I do love a book with secrets. There is nothing better than not quite knowing what is going on in a book, of being desperate to work things out before it’s all revealed. And it’s the secrets that make this book so good. There are plenty of them, and most are red herrings – you just don’t know that for most of the book. Brandi Reed does a great job of keeping you on tenterhooks at the same time as not letting it go so far that it all becomes just a bit silly – a common feature of these type of psychological thrillers.

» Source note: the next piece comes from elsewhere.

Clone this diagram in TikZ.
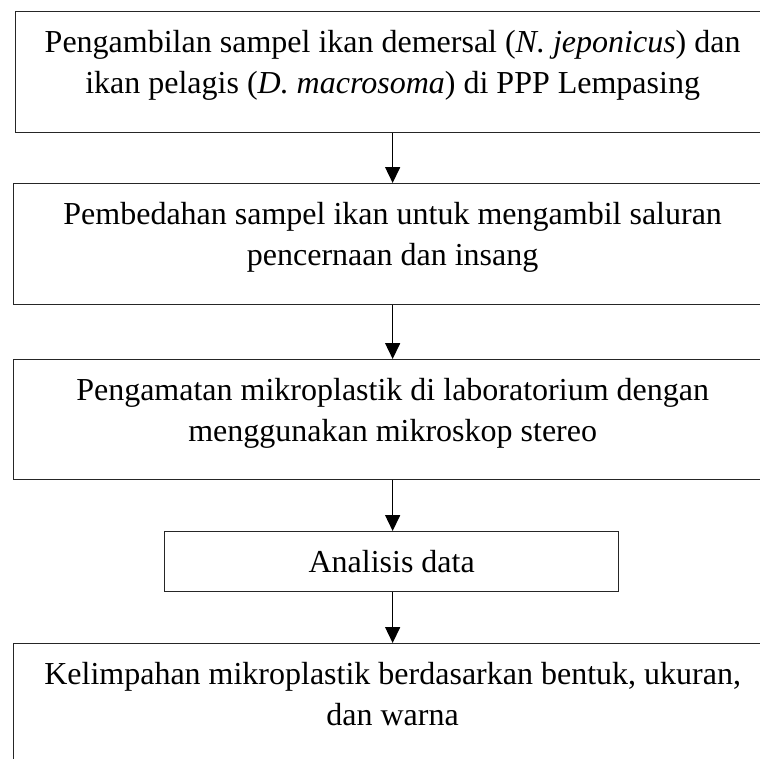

And while the plot is familiar in some ways, it’s different enough that that familiarity is comforting, not boring. Mainly this is with the characters – a young woman with demons and a handsome but possibly untrustworthy boyfriend (or two). Each is well-drawn, however, and compelling. I didn’t want any of the boyfriends to be the bad guy, yet I did love the fact that each was on my ‘hit list’ at some point. It made for a fun and interesting read. And it’s why I’d recommend this book – it’s well worth a read!
Enjoy!
Emma x
Note: I received a copy of this book in return for a fair and honest review. All thoughts, feelings and opinions are my own.